Завязнув в своей приёмной речи, он начал слышать в индийском Вавилоне{193} зловещее предупреждение: больше не возвращайся. Когда ты ступаешь в зазеркалье, ты забываешь об опасности. Зеркало может порезать тебя на кусочки.
— Я так гордилась Бхупеном сегодня вечером, — сказала Зини, забираясь в постель. — В какой ещё стране ты смог бы войти в пивнушку и начать спор вроде этого? Страсть, серьёзность, почтение. Забирай свою цивилизацию, Лизоблюджи{194}; мне вполне нравится и эта.
— Оставь меня, — взмолился он. — Я не люблю людей, каждую секунду без предупреждения заходящих в гости, я забыл правила семи черепиц и кабадди[59], я не могу читать свои молитвы, я не знаю о том, что случается на церемонии никах[60], и в городе, где я вырос, я потеряюсь, если останусь один. Это не дом. У меня кружится голова, потому что он кажется домом, но не является таковым. Он заставляет моё сердце дрожать и кружит мне голову.
— Ты глупец! — крикнула она на него. — Глупец. Стань прежним! Проклятый дурак! Конечно же, ты сможешь.
Она была вихрем, сиреной, соблазняющей его вернуться к себе прежнему. Но это была мёртвая личина, тень, призрак; и он не собирается становиться фантомом.

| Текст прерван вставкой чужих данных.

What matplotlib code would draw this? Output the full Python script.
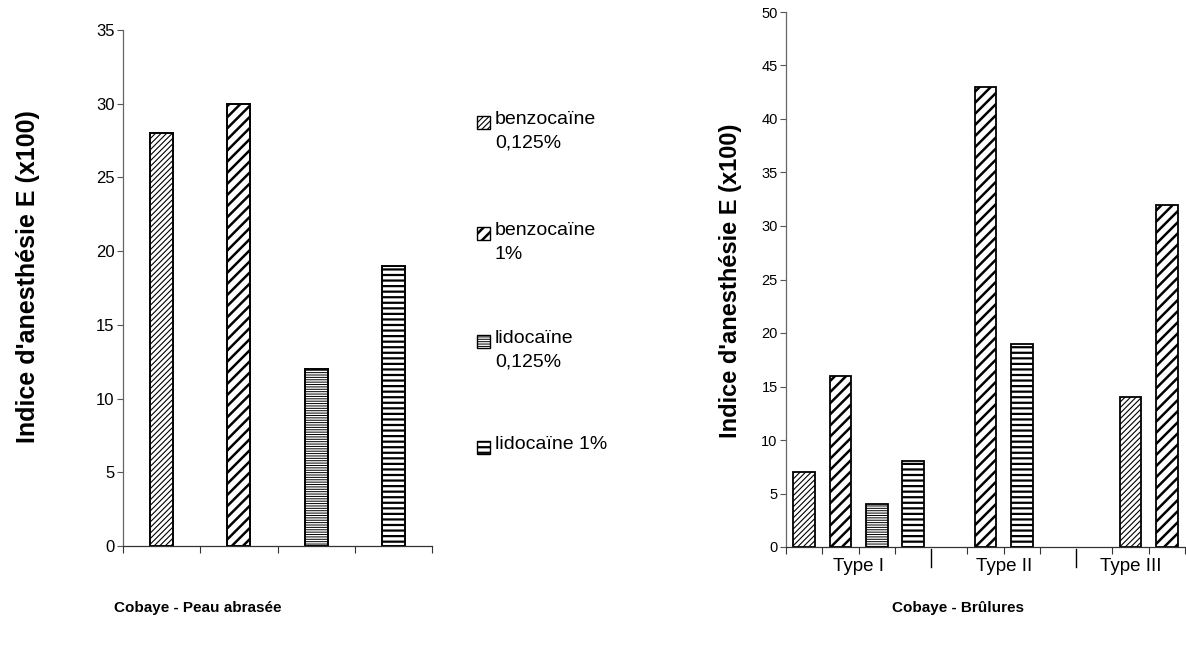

Обратный билет до Лондона лежал в его бумажнике, и Саладин собирался воспользоваться им.
*— Ты не вышла замуж, — заметил он спустя несколько бессонных часов в постели.
Зини фыркнула:
— Ты действительно пропадал слишком долго. Разве ты меня не видишь? Я же чёрная.
Она выгнула спину и откинула простынь, чтобы похвастаться своим богатством. Когда королева разбойников Фулана Деви покинула ущелья, чтобы сдаться, и была сфотографирована, газеты тут же развенчали собственный миф о её сказочной красоте. Она стала простым, обычным созданием, неаппетитным для тех, кому раньше казалась соблазнительной. Тёмная кожа в северной Индии{195}.
— Я не купился, — сказал Саладин. — Не жди, что я поверю этому.